Tafsir Al-Nahl 71: Anggota DPR, Pantaskah Nyambi di Entertainment?

Tafsir Al-Nahl 71: Anggota DPR, Pantaskah Nyambi di Entertainment? ilustrasi

Karena ini soal kepantasan, soal kepatutan tentu debatebel. Bagi dia, tentu tidak apa-apa, tidak ada yang dilanggar, malah merakyat, bisa menjembatani antara wakil rakyat dan dunia entertainment dan sebagainya. Yang jelas, tambah penghasilan. Tapi bagi kaum moralis, agamawan, pendidik, pemerhati etika dan penjunjung tinggi akhlaq mulia tentu berbeda.

Sepatutnya wakil rakyat itu lebih mencerminkan kepribadiannya sebagai pejabat publik yang punya kharisma dan mengerti batasan hingga yang paling lembut, sementara tetap terbuka dan familier.
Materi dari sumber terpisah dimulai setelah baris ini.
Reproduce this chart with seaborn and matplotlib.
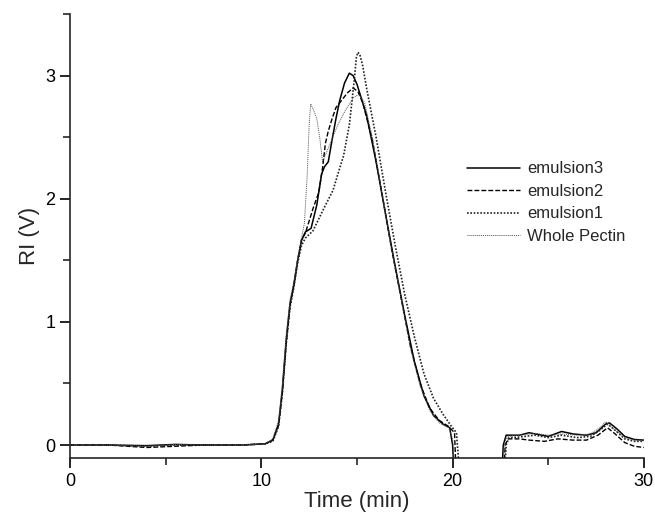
import numpy as np
import pandas as pd
import matplotlib
matplotlib.use('Agg')
import matplotlib.pyplot as plt
import seaborn as sns
from matplotlib.ticker import MultipleLocator

# Dados (tempo em min, RI em V)
t_em3 = [0, 2, 4, 5.5, 7, 9, 10.2, 10.6, 10.9, 11.1, 11.3, 11.5, 11.7, 11.9, 12.1, 12.3, 12.6, 12.9,
         13.15, 13.3, 13.5, 13.7, 13.9, 14.1, 14.35, 14.6, 14.8, 15.0, 15.5, 16.0, 16.5, 17.0, 17.5,
         18.0, 18.5, 19.0, 19.5, 19.85, 20.0, 20.1,
         22.55, 22.65, 22.8, 23.5, 24.0, 24.5, 25.0, 25.7, 26.3, 27.0, 27.5, 28.0, 28.2, 28.6, 29.0,
         29.5, 30.0]
v_em3 = [0, 0, -0.005, 0.005, 0, 0, 0.01, 0.04, 0.17, 0.45, 0.85, 1.15, 1.3, 1.5, 1.66, 1.73, 1.76, 1.95,
         2.2, 2.26, 2.3, 2.48, 2.65, 2.8, 2.94, 3.02, 3.0, 2.93, 2.68, 2.3, 1.87, 1.45, 1.05,
         0.68, 0.4, 0.24, 0.17, 0.14, 0.0, -0.3,
         -0.3, 0.0, 0.08, 0.08, 0.1, 0.085, 0.07, 0.11, 0.09, 0.08, 0.1, 0.17, 0.18, 0.13, 0.07,
         0.045, 0.04]

t_em2 = [0, 2, 4, 5.5, 7, 9, 10.2, 10.6, 10.9, 11.1, 11.3, 11.5, 11.7, 11.9, 12.1, 12.3, 12.7,
         13.0, 13.2, 13.35, 13.5, 13.7, 13.9, 14.2, 14.5, 14.8, 15.05, 15.3, 15.8, 16.3, 16.8, 17.3,
         17.8, 18.3, 18.8, 19.3, 19.8, 20.1, 20.2,
         22.65, 22.75, 22.9, 23.5, 24.0, 24.8, 25.5, 26.3, 27.0, 27.6, 28.1, 28.5, 29.0, 29.5, 30.0]
v_em2 = [0, 0, -0.02, -0.01, 0, 0, 0.01, 0.04, 0.16, 0.43, 0.83, 1.13, 1.3, 1.5, 1.67, 1.72, 1.92,
         2.05, 2.25, 2.45, 2.55, 2.65, 2.74, 2.8, 2.86, 2.9, 2.87, 2.78, 2.48, 2.05, 1.6, 1.2,
         0.8, 0.5, 0.3, 0.2, 0.15, 0.1, -0.3,
         -0.3, 0.0, 0.05, 0.05, 0.04, 0.03, 0.05, 0.04, 0.04, 0.08, 0.14, 0.09, 0.02, -0.01, -0.02]

t_em1 = [0, 2, 4, 5.5, 7, 9, 10.2, 10.6, 10.9, 11.1, 11.3, 11.5, 11.7, 11.9, 12.1, 12.3, 12.7,
         13.2, 13.75, 14.0, 14.3, 14.6, 14.85, 14.97, 15.05, 15.15, 15.3, 15.5, 16.0, 16.5, 17.0,
         17.5, 18.0, 18.5, 19.0, 19.5, 19.9, 20.2, 20.3, 20.4,
         22.7, 22.8, 22.95, 23.5, 24.3, 25.0, 25.7, 26.5, 27.2, 27.7, 28.1, 28.5, 29.0, 29.5, 30.0]
v_em1 = [0, 0, -0.01, 0, 0, 0, 0.01, 0.03, 0.15, 0.42, 0.82, 1.12, 1.28, 1.48, 1.62, 1.68, 1.74,
         1.9, 2.07, 2.2, 2.35, 2.6, 2.95, 3.15, 3.19, 3.17, 3.08, 2.9, 2.5, 2.05, 1.62,
         1.22, 0.88, 0.58, 0.38, 0.25, 0.16, 0.1, -0.1, -0.3,
         -0.3, 0.0, 0.06, 0.065, 0.08, 0.06, 0.08, 0.06, 0.07, 0.12, 0.17, 0.12, 0.05, 0.03, 0.03]

t_wp = [0, 2, 4, 5.5, 7, 9, 10.2, 10.6, 10.9, 11.1, 11.3, 11.5, 11.7, 11.9, 12.1, 12.25, 12.4,
        12.5, 12.58, 12.7, 12.9, 13.05, 13.2, 13.6, 14.0, 14.4, 14.8, 15.1, 15.4, 15.8, 16.3, 16.8,
        17.3, 17.8, 18.3, 18.8, 19.3, 19.8, 20.0, 20.15,
        22.6, 22.7, 22.85, 23.5, 24.3, 25.0, 25.7, 26.5, 27.2, 27.7, 28.0, 28.5, 29.0, 29.5, 30.0]
v_wp = [0, 0, -0.01, 0.005, 0, 0, 0.01, 0.05, 0.2, 0.5, 0.9, 1.18, 1.33, 1.52, 1.68, 1.8, 2.2,
        2.6, 2.77, 2.73, 2.65, 2.5, 2.3, 2.45, 2.6, 2.72, 2.82, 2.85, 2.78, 2.5, 2.05, 1.6,
        1.2, 0.78, 0.48, 0.28, 0.18, 0.14, 0.05, -0.3,
        -0.3, 0.0, 0.07, 0.08, 0.095, 0.08, 0.09, 0.08, 0.09, 0.14, 0.19, 0.12, 0.06, 0.04, 0.04]

series = [
    ('emulsion3', t_em3, v_em3, dict(color='black', linestyle='-', linewidth=1.1)),
    ('emulsion2', t_em2, v_em2, dict(color='black', linestyle=(0, (3.5, 1.5)), linewidth=1.0)),
    ('emulsion1', t_em1, v_em1, dict(color='#222222', linestyle=(0, (1, 1)), linewidth=1.2)),
    ('Whole Pectin', t_wp, v_wp, dict(color='#555555', linestyle=(0, (1, 1)), linewidth=0.7)),
]

sns.set_style('ticks')
plt.rcParams['font.family'] = ['Liberation Sans', 'DejaVu Sans']

fig = plt.figure(figsize=(6.55, 5.21), dpi=100)
ax = fig.add_axes([0.107, 0.121, 0.876, 0.852])

for nome, t, v, estilo in series:
    df = pd.DataFrame({'t': t, 'v': v})
    sns.lineplot(data=df, x='t', y='v', ax=ax, sort=False, estimator=None,
                 label=nome, **estilo)

ax.set_xlim(0, 30)
ax.set_ylim(-0.105, 3.5)
ax.xaxis.set_major_locator(MultipleLocator(10))
ax.xaxis.set_minor_locator(MultipleLocator(5))
ax.yaxis.set_major_locator(MultipleLocator(1))
ax.yaxis.set_minor_locator(MultipleLocator(0.5))
ax.tick_params(which='major', direction='out', length=7, width=1.2, labelsize=13, colors='black')
ax.tick_params(which='minor', direction='out', length=5, width=1.2)
for s in ['top', 'right']:
    ax.spines[s].set_visible(False)
for s in ['left', 'bottom']:
    ax.spines[s].set_linewidth(1.2)

ax.set_xlabel('Time (min)', fontsize=16, labelpad=1)
ax.set_ylabel('RI (V)', fontsize=16, labelpad=4)

ax.legend(loc='upper left', bbox_to_anchor=(0.68, 0.683), frameon=False, fontsize=12,
          handlelength=3.2, handletextpad=0.4, labelspacing=0.45, borderaxespad=0)

plt.savefig('out.png', dpi=100)
plt.close()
Merakyat itu banyak cara dan tidak harus dengan ngamen di dunia entertainment dengan memandu acara jorok macam itu, acara yang tidak bermutu dan tidak banyak guyonan.

Silakan memandu acara di televisi, tapi yang pantas dengan jabatannya sebagai wakil rakyat, rakyat yang mayoritas beragama islam, rakyat yang menjunjung tinggi moralitas dan akhlaq mulia. Seperti memandu acara agama, acara kajian islam, bimbingan rumah tangga sakinah dan lain-lain. Meskipun waktu shoting bisa diatur dan tidak menggangu jam kerja, tapi karena setiap malam tampil dan lama sekali, maka tidak salah rakyat ngerasani, "kok setiap malam tampil, kapan rapatnya, memang tidak pernah ada sidang DPR di sore hari?. Apa dia suka bolos?. Apa gajinya kurang? Atau dia yang rakus dan tidak pernah puas?. Atau memang kurang serius mengemban amanat rakyat, tapi enggan melepas?. dan seterusnya.

Semua imej buruk ini sah, suara batin sebagian rakyat itu ada, kegalauan itu beralasan. Andai ada rasa tidak simpati kepada pribadinya juga masuk akal. Semua itu timbul bukan karena rakyat buruk hati, bukan karena perbedaan partai, bukan karena beda daerah pemilihan atau almamater lain, tapi murni dari kejanggalan-kejanggalan yang mengusik hati nurani.

Begitulah jika seseorang berulah tanpa sadar, tanpa mempertimbangkan stasus yang melekat pada dirinya. Selagi jabatan masih melekat pada diri seseorang, maka konsekuensinya harus dipatuhi. Tidak bisa lepas dan berdalih sebagai pribadi. Para sedulur di terminal pantas-pantas saja ngopi sambil main catur di trotoar sepi demi mengisi waktu. Tapi itu tidak pantas dilakukan seorang ustadz atau imam masjid atau pendeta. Dosa sih tidak, tapi tidak pantas. Andai ada ustadz yang nombrung di situ, pada awalnya pasti mereka menegur: "Ustadz, mohon tidak ikutan di sini, ya gimana gitu..". itulah suara hati yang bersih dan alami.

Semua ini sekedar aplikasi tafsir, sekedar pemaparan demi menggapai yang paling baik, sekedar menyuguhkan pesan ayat terkait historisitas. Semuanya berpulang kepada si DPR yang bersangkutan seperti Tuhan menyerahkan kembali kepada kesadaran ahli kitab dari nasrani Najran tersebut. Sadarkah mereka, sehingga menarik diri dan memperbaiki kekurangan, atau tetap terus menuruti nafsi.

Alkisah, para ahli kitab egois di atas tetap pada pendiriannya. Ya, karena menuruti nafsu itu lega, dan mempertahankan gensi itu kebanggaan. Meski begitu, tafsir ini berharap si DPR sadar diri. Mudah-mudahan ada pejabat partai politik asal si dia berangkat yang membaca tafsir ini dan menjadikankan bahan renungan untuk ke depan lebih maslahah.